Firstly, the committee was all-male and all-white including future vice-president Joe Biden. Biden allowed Thomas to speak first in an unorthodox decision, which screwed everything up because without Hill’s testimony there was nothing to question Thomas about. When Anita did finally get to testify she was very clear about the explicit and vile things Thomas would say both to her and around the office. There is a written transcript of the testimony as well as video of the hearing and the statement, but here are some key excerpts:
“After approximately three months of working there, he asked me to go out socially with him. What happened next, and telling the world about it, are the two most difficult things-experiences of my life.
[…]
I declined the invitation to go out socially with him and explained to him that I thought it would jeopardize at -what at the time I considered to be a very good working relationship. I had a normal social life with other men outside the office. I believed then, as now, that having a social relationship with a person who was supervising my work would be ill-advised. I was very uncomfortable with the idea and told him so.
I thought that by saying no and explaining my reasons, my employer would abandon his social suggestions. However, to my regret, in the following few weeks, he continued to ask me out on several occasions.
He pressed me to justify my reasons for saying no to him. These incidents took place in his office or mine.
[…]
After a brief discussions of work, he would turn the conversation to a discussion of sexual matters. His conversations were very vivid. He spoke about acts that he had seen in pornographic films involving such matters as women having sex with animals and films showing group sex or rape scenes.
He talked about pornographic materials depicting individuals with large penises or large breasts involving various sex acts. On several occasions, Thomas told me graphically of his own sexual prowess.
Because I was extremely uncomfortable talking about sex with him at all, and particularly in such a graphic way, I told him that I did not want to talk about this subject. I would also try to change the subject to education matters or to non-sexual personal matters, such as his background or his beliefs.
My efforts to change the subject were rarely successful.”
Anita remained composed, but it was clear that she felt deeply comfortable with having to speak about all these explicit things and repeat them. Hill was a strong witness and held herself in a very calm, logical, and respectable manner. Yet, people were split on the issue and a lot of it had to do with the media circus that surrounded the trial. Hill was forced to relive her trauma on a national stage to a bunch of men, half of them were working actively against her and the other half doing little to help her. They keep trying to trip her up and make it seem as if it was Anita’s fault for not speaking up sooner and stopping Thomas from having a higher position.

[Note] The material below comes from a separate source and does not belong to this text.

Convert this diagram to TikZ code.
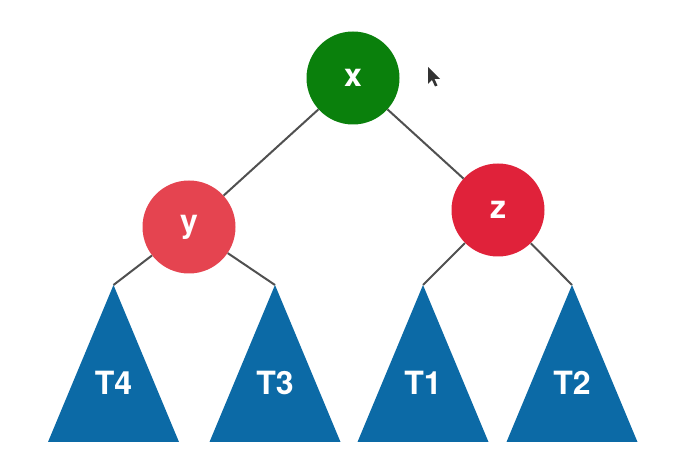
\documentclass[tikz,border=0pt]{standalone}
\usepackage{fontspec}
\setsansfont{TeX Gyre Heros}
\definecolor{xgreen}{RGB}{10,128,12}
\definecolor{yred}{RGB}{229,68,80}
\definecolor{zred}{RGB}{224,34,58}
\definecolor{tblue}{RGB}{12,106,166}
\definecolor{linegray}{RGB}{80,80,80}

\begin{document}
\begin{tikzpicture}[x=1pt,y=1pt,
    vertex/.style={circle, minimum size=93pt, inner sep=0pt, text=white,
      font=\sffamily\bfseries\fontsize{32}{38}\selectfont},
    treelabel/.style={inner sep=0pt, text=white,
      font=\sffamily\bfseries\fontsize{32}{38}\selectfont},
    link/.style={draw=linegray, line width=2pt}]
\useasboundingbox (0,0) rectangle (681,476);
    \node[vertex, fill=xgreen] (x) at (353,398) {x};
    \node[vertex, fill=yred] (y) at (189,249) {y};
    \node[vertex, fill=zred] (z) at (498,266) {z};
    % apex of every subtree
    \foreach \name/\cx in {T4/113.5, T3/275, T1/423, T2/572}
      \coordinate (\name-apex) at (\cx,191);
\begin{scope}[link]
    \draw (x) -- (y);
    \draw (x) -- (z);
    \draw (y) -- (T4-apex);
    \draw (y) -- (T3-apex);
    \draw (z) -- (T1-apex);
    \draw (z) -- (T2-apex);
\end{scope}
    % subtrees
    \foreach \name/\cx in {T4/113.5, T3/275, T1/423, T2/572} {
      \fill[tblue] (\name-apex) -- (\cx+65.5,34) -- (\cx-65.5,34) -- cycle;
      \node[treelabel] (\name) at (\cx,93) {\name};
    }
    % mouse pointer
    \fill[black!80] (428,409) -- (428,392) -- (432,396) -- (435,389.5)
      -- (437.5,390.5) -- (434.5,397) -- (440,397) -- cycle;
\end{tikzpicture}
\end{document}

Hill’s testimony was the first time sexual harassment was brought to the national stage in such a way and in some ways it is unsurprising that a group of older white men would lack both the empathy, knowledge, and bravery to say and do the right thing, but it is still upsetting.

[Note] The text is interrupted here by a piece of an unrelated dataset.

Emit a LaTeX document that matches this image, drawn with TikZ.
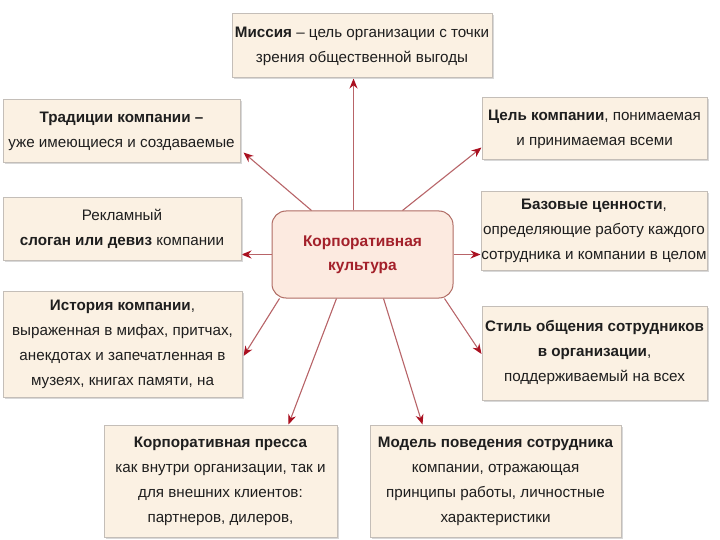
\documentclass[tikz,border=0pt]{standalone}
\usepackage{fontspec}
\setmainfont{Liberation Sans}
\usetikzlibrary{calc,arrows.meta,shadows,backgrounds}
\definecolor{boxfill}{RGB}{251,241,227}
\definecolor{boxline}{RGB}{196,190,184}
\definecolor{cfill}{RGB}{252,234,224}
\definecolor{cline}{RGB}{176,108,100}
\definecolor{ctext}{RGB}{163,32,42}
\definecolor{arrline}{RGB}{184,100,104}
\definecolor{arrhead}{RGB}{170,16,32}
\definecolor{txt}{RGB}{30,30,30}
\begin{document}
\begin{tikzpicture}[x=1pt,y=-1pt,
  box/.style={draw=boxline, fill=boxfill, line width=1pt, align=center, inner sep=0pt,
    text=txt, font=\fontsize{15.2}{25}\selectfont,
    drop shadow={shadow xshift=1.5pt, shadow yshift=-1.5pt, fill=black!25, opacity=0.6}},
  centre/.style={draw=cline, fill=cfill, line width=1pt, rounded corners=14pt, align=center,
    inner sep=0pt, text=ctext, font=\fontsize{15.5}{24}\selectfont\bfseries},
  arr/.style={draw=arrline, line width=1.1pt, -{Stealth[length=10pt,width=8pt,color=arrhead]}}
]
\useasboundingbox (0,0) rectangle (720,540);

\node[centre, minimum width=181pt, minimum height=87pt] (c) at (362.5,254.5)
  {Корпоративная\\культура};

\node[box, minimum width=260pt, minimum height=64pt] (m) at (362,46)
  {\textbf{Миссия} – цель организации с точки\\зрения общественной выгоды};
\node[box, minimum width=237pt, minimum height=63pt] (t) at (121.5,131.5)
  {\textbf{Традиции компании –}\\уже имеющиеся и создаваемые};
\node[box, minimum width=238pt, minimum height=62pt] (r) at (122,229)
  {Рекламный\\\textbf{слоган или девиз} компании};
\node[box, minimum width=239pt, minimum height=106pt] (h) at (122.5,344)
  {\textbf{История компании},\\выраженная в мифах, притчах,\\анекдотах и запечатленная в\\музеях, книгах памяти, на};
\node[box, minimum width=233pt, minimum height=112pt] (p) at (220.5,481)
  {\textbf{Корпоративная пресса}\\как внутри организации, так и\\для внешних клиентов:\\партнеров, дилеров,};
\node[box, minimum width=251pt, minimum height=112pt] (mo) at (495.5,481)
  {\textbf{Модель поведения сотрудника}\\компании, отражающая\\принципы работы, личностные\\характеристики};
\node[box, minimum width=225pt, minimum height=94pt] (s) at (594.5,353)
  {\textbf{Стиль общения сотрудников}\\\textbf{в организации},\\поддерживаемый на всех};
\node[box, minimum width=226pt, minimum height=78pt] (b) at (594,231)
  {\textbf{Базовые ценности},\\определяющие работу каждого\\сотрудника и компании в целом};
\node[box, minimum width=225pt, minimum height=62pt] (g) at (594.5,129)
  {\textbf{Цель компании}, понимаемая\\и принимаемая всеми};

\begin{scope}[on background layer]
\fill[white] (0,0) rectangle (720,540);
\draw[arr] ($(c.north west)+(82,0)$) coordinate (a1) -- (a1 |- m.south);
\draw[arr] ($(c.north west)+(40,0)$) -- ($(t.south east)+(3,-11)$);
\draw[arr] ($(c.north west)+(131,0)$) -- ($(g.south west)+(0,-13)$);
\draw[arr] (c.west) -- (c.west -| r.east);
\draw[arr] (c.east) -- (c.east -| b.west);
\draw[arr] ($(c.south west)+(8,0)$) -- ($(h.east)+(1,12)$);
\draw[arr] ($(c.south west)+(65,0)$) -- ($(p.north west)+(185,0)$);
\draw[arr] ($(c.south west)+(112,0)$) -- ($(mo.north west)+(53,0)$);
\draw[arr] ($(c.south west)+(173,0)$) -- ($(s.west)+(0,1)$);
\end{scope}
\end{tikzpicture}
\end{document}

Arlen Specter, R-Pennslyvania, especially took a lot of cheap shots at Anita saying that since Thomas did not ask her own directly, or say he wanted to sleep with her directly that her conclusions were essentially invalid, despite the sexual nature of the conversations she was describing. Watch the interrogation is especially disgusting now because we have a much better understanding of what sexual harassment in the workplace is, but at the same time it is hard to see a black woman being raked over the coals by people who do not understand what she is talking about and are actively working to ensure Thomas is confirmed because it suits their party.
When Thomas was allowed to defend himself after the testimony and played the race card (and yes I, as a black woman, am gonna say it don’t @ me) so masterfully, I would be impressed if he weren’t also a sexist, incompetent, underqualified pig. He called the entire media experience around him a “Hi-tech Lynching for uppity blacks.” Probably the most he has ever spoken about race or in defense of his race in his entire career of literally filling up space in the chair of a superior black man.
In the end, Thomas was confirmed because the public opinion was split so drastically that it would be politically safe for the senators who were voting for him. Thomas was confirmed 52 to 48 and is still wasting space and oxygen in the Supreme Court.
26 years following the Anita Hill testimony, it is more readily acknowledged that Hill was right to come forward and her doing so directly resulted in a huge number of women getting into political office. Still, she had to deal with a lot of continued harassment including when Pundit David Brock described Hill as “a little bit nutty and a little slutty.” Classy. Hill’s final statements made in her initial testimony still ring true:
“As I said, I may have used poor judgment. Perhaps I should have taken angry or even militant steps, both when I was in the agency or after I left it. But I must confess to the world that the course that I took seemed the better, as well as the easier, approach.
I declined any comment to newspapers, but later, when Senate staff asked me about these matters, I felt I had a duty to report. I have no personal vendetta against Clarence Thomas . I seek only to provide the committee with information which it may regard as relevant .
It would have been more comfortable to remain silent. It took no initiative to inform anyone-I took no initiative to inform anyone. But when I asked by a representative of this committee to report my experience, I felt that I had to tell the truth. I could not keep silent.”
She could not remain silent, just as the women coming forward now can no longer be silent. It is shocking that considering how important this incident was to the early 90s that men across industries still continued to harass women in the workplace. Anita Hill should have been the watershed. But it probably only reinforced that same bad behavior. After all Thomas “won.” He was confirmed into one of the most important positions in our country.
So perhaps we shouldn’t be shocked that we have a sexist in the White House and in almost every industry, they have been told they can get away with it publically time and time again. Sadly, just like with Hill unless victims speak out nothing can be done…and even then there is no promise of justice. History will be kind to Anita Hill and she deserves it because without her first steps we would be even further behind than we are now when it comes to discussing sexual harassment, so the battle she fought should not be ignored or forgotten.